What this task involves —
From the first line of the listing below, retype each line up to and including the one with "plt.rcParams['font.family'] = ['Noto"; pictures stay out.

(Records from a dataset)
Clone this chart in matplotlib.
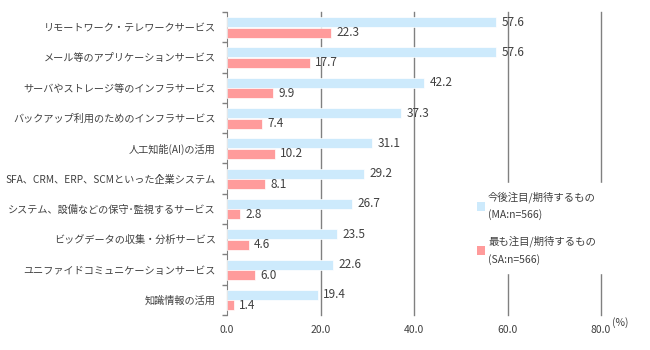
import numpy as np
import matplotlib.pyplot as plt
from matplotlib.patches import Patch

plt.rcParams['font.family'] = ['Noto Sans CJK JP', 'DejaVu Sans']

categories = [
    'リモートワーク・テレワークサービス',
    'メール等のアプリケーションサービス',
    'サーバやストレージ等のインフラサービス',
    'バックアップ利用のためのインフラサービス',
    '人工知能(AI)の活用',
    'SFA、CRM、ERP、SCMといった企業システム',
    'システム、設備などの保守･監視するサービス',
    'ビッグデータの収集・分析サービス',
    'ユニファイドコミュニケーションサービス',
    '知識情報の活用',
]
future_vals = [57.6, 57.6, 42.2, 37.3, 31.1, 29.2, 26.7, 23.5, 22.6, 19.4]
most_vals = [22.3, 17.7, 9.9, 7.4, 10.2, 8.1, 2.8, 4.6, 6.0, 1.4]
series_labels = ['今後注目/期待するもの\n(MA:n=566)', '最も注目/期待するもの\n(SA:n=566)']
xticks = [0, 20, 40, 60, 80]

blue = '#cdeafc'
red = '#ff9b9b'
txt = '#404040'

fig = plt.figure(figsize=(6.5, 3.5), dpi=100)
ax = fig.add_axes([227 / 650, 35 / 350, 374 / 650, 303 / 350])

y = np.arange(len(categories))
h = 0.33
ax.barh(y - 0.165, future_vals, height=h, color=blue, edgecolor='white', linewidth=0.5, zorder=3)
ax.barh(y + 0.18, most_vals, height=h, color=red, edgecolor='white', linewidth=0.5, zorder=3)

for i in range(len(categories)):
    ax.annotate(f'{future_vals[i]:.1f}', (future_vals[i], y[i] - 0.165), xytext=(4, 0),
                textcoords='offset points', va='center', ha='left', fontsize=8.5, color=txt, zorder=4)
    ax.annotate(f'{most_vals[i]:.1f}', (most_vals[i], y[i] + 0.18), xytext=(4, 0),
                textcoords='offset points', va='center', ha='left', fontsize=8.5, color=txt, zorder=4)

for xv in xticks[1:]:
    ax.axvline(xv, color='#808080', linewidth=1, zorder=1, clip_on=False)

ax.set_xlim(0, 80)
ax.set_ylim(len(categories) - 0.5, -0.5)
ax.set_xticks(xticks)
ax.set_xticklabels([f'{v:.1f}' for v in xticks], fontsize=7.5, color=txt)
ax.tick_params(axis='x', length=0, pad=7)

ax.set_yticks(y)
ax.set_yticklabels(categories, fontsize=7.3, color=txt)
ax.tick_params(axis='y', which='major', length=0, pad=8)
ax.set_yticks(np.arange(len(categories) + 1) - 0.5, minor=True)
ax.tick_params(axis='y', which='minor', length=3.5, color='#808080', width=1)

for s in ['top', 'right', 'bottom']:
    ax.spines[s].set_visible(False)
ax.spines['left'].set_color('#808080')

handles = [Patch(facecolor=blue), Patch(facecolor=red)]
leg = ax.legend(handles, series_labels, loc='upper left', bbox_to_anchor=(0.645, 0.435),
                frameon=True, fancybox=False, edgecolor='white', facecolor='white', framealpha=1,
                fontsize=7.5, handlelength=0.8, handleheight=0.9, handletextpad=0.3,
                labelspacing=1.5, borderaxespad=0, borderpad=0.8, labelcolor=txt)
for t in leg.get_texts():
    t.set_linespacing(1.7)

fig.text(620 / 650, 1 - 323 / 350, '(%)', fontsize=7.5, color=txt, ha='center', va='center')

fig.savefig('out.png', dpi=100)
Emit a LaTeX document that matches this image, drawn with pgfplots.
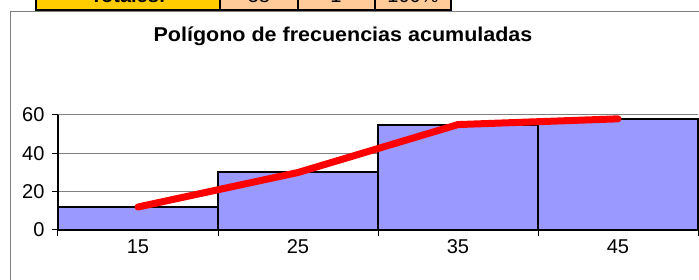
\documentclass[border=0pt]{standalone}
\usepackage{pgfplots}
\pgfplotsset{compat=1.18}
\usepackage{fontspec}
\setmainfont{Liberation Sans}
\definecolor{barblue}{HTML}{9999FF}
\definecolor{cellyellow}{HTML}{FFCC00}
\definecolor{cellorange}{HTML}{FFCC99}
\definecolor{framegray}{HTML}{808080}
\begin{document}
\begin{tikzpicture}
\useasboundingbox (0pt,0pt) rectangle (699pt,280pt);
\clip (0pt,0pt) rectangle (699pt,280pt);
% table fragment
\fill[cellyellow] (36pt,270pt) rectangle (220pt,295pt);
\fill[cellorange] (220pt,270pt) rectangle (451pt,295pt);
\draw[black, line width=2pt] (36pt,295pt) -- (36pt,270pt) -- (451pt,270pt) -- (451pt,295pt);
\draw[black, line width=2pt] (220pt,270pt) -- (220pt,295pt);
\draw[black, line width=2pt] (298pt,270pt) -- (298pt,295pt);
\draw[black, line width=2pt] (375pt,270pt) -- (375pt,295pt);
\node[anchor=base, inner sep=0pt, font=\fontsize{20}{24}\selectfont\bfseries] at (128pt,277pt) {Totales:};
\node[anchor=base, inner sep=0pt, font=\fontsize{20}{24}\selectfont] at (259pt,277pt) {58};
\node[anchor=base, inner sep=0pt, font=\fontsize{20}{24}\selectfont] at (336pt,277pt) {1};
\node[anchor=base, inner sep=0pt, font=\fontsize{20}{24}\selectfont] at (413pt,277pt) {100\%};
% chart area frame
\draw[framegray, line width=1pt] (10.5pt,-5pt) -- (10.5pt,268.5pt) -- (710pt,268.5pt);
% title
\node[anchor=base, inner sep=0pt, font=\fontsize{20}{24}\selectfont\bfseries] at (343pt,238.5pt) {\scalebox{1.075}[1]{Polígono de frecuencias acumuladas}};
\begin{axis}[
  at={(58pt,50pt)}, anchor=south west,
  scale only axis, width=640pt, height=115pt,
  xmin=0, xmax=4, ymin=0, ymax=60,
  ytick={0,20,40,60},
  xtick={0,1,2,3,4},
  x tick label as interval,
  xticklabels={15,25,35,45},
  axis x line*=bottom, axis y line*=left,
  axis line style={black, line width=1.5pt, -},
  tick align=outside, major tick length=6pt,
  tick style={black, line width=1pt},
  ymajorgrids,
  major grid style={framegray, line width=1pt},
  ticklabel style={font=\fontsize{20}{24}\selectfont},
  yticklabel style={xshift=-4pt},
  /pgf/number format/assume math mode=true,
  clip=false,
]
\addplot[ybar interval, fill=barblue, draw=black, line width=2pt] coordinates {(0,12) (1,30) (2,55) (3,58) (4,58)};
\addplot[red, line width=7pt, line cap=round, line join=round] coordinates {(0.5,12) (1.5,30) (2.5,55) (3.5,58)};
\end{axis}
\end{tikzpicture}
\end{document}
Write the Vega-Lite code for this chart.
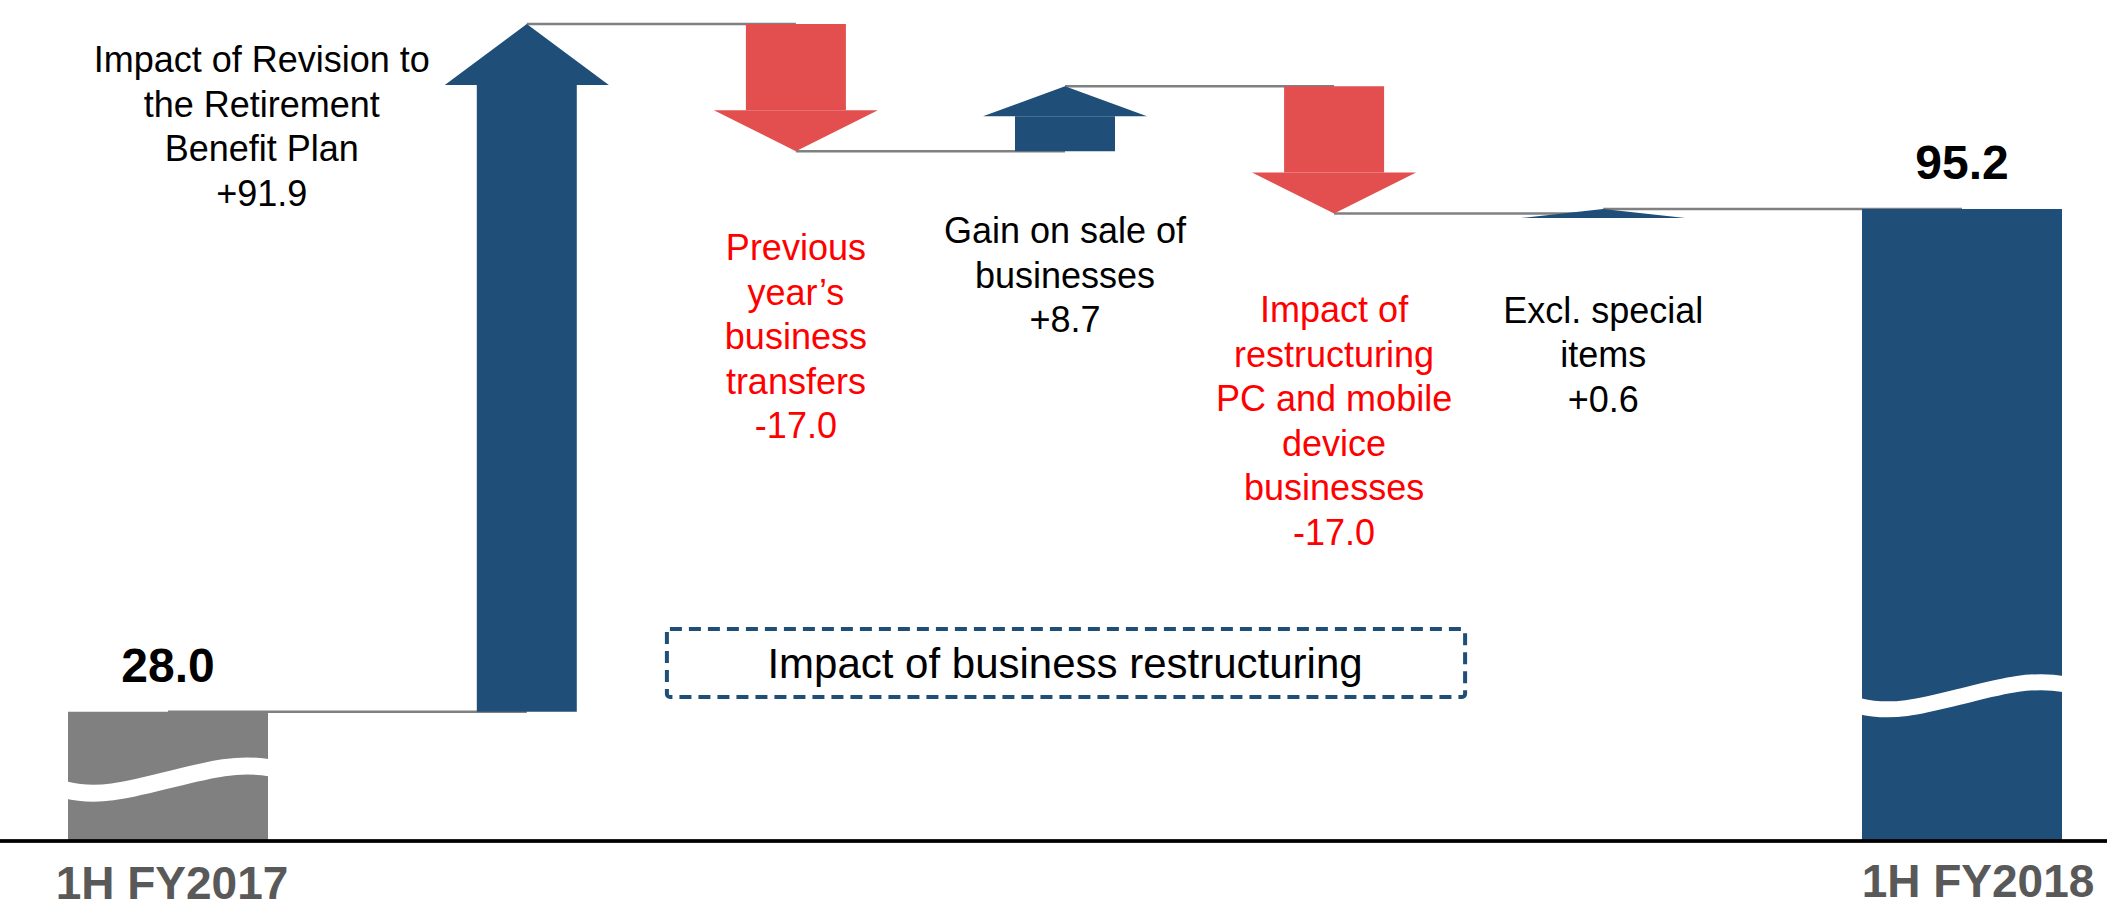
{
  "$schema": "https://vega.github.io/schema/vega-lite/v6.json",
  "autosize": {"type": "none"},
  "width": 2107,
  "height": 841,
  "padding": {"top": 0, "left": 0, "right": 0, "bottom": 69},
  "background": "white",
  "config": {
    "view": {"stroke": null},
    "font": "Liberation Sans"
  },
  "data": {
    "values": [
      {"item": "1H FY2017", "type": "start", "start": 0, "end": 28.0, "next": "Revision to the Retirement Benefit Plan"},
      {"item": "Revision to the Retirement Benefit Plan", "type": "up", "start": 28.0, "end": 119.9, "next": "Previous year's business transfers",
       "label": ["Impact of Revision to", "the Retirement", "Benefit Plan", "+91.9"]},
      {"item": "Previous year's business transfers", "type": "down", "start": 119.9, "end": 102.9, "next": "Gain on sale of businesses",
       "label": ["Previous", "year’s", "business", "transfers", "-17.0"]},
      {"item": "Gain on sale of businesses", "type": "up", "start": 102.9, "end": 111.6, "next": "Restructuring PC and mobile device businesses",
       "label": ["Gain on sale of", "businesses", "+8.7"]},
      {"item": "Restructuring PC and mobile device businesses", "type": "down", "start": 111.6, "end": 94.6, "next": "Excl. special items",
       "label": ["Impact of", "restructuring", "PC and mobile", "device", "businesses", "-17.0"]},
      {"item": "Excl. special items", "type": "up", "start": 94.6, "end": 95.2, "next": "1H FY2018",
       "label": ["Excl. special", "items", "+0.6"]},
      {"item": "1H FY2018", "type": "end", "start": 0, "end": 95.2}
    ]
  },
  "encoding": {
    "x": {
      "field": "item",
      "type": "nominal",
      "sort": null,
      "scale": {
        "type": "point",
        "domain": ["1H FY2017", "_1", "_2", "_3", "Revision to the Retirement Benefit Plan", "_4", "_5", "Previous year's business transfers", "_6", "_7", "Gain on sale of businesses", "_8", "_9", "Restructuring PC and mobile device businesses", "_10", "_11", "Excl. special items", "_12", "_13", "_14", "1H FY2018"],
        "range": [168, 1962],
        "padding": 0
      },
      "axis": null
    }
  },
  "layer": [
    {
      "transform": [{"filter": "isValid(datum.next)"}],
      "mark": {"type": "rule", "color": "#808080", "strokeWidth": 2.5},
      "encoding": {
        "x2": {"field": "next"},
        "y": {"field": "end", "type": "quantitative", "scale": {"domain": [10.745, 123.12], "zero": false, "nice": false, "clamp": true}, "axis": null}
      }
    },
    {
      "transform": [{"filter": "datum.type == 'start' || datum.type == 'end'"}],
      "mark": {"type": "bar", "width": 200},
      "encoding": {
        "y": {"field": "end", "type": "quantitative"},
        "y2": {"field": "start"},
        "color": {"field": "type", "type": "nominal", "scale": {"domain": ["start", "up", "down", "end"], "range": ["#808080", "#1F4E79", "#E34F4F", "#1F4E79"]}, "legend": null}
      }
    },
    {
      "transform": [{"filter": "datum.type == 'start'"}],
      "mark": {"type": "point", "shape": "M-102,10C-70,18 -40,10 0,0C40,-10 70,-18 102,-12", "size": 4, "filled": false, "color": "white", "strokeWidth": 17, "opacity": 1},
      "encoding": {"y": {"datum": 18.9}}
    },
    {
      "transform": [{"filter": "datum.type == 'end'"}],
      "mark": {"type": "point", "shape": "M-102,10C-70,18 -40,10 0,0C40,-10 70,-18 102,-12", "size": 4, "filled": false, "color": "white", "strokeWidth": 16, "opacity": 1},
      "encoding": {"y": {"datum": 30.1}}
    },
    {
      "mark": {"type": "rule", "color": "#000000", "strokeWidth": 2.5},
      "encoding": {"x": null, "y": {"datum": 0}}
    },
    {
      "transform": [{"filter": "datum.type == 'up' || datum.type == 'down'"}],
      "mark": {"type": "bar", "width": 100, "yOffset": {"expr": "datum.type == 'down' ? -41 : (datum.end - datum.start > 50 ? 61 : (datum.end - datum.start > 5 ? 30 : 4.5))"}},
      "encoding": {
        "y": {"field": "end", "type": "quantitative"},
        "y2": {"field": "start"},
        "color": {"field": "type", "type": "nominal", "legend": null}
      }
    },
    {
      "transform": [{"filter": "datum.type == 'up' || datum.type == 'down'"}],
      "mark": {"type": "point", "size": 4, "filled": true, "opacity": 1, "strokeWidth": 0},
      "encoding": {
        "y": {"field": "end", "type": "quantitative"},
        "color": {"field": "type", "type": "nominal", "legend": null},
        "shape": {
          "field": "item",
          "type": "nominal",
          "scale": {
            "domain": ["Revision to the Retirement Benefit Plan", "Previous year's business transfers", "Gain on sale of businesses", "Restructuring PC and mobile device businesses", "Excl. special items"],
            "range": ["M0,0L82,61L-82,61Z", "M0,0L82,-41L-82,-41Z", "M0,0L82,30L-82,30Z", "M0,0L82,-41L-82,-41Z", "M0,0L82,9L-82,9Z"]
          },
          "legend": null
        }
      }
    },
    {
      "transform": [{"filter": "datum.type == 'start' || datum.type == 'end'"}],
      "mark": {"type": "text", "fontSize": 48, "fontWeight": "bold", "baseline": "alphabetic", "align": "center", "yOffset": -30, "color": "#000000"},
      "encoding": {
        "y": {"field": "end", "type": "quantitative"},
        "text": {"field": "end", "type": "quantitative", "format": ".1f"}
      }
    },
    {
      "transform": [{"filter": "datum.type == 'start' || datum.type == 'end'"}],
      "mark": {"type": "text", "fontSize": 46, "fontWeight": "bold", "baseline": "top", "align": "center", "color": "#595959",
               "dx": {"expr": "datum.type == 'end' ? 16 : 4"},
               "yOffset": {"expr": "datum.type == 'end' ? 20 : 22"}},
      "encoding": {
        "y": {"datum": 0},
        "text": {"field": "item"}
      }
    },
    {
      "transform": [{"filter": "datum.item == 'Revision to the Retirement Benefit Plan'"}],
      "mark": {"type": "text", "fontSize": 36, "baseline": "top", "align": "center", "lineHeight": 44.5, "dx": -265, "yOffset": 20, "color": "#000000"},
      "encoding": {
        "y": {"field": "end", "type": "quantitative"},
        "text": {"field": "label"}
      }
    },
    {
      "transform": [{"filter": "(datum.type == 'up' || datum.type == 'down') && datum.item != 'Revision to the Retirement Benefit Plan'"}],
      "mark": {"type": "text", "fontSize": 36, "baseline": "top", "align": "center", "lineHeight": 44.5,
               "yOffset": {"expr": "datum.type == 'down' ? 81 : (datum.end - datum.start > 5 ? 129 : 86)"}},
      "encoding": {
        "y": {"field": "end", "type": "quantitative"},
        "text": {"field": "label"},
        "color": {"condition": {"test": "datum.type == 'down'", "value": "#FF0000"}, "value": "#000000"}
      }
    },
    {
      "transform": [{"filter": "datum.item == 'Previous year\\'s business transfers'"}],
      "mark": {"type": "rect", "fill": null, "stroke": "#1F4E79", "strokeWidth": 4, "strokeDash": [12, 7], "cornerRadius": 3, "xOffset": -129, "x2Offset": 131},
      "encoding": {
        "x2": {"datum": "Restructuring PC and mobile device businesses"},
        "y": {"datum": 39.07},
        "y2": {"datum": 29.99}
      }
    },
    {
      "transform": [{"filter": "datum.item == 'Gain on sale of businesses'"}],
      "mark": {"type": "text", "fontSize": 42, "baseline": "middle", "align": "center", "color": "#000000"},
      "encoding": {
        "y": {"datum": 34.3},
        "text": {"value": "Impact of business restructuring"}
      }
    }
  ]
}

The solution —
Clone this chart in matplotlib.
import numpy as np
import matplotlib.pyplot as plt
from matplotlib.patches import Patch

plt.rcParams['font.family'] = ['Noto Sans CJK JP', 'DejaVu Sans']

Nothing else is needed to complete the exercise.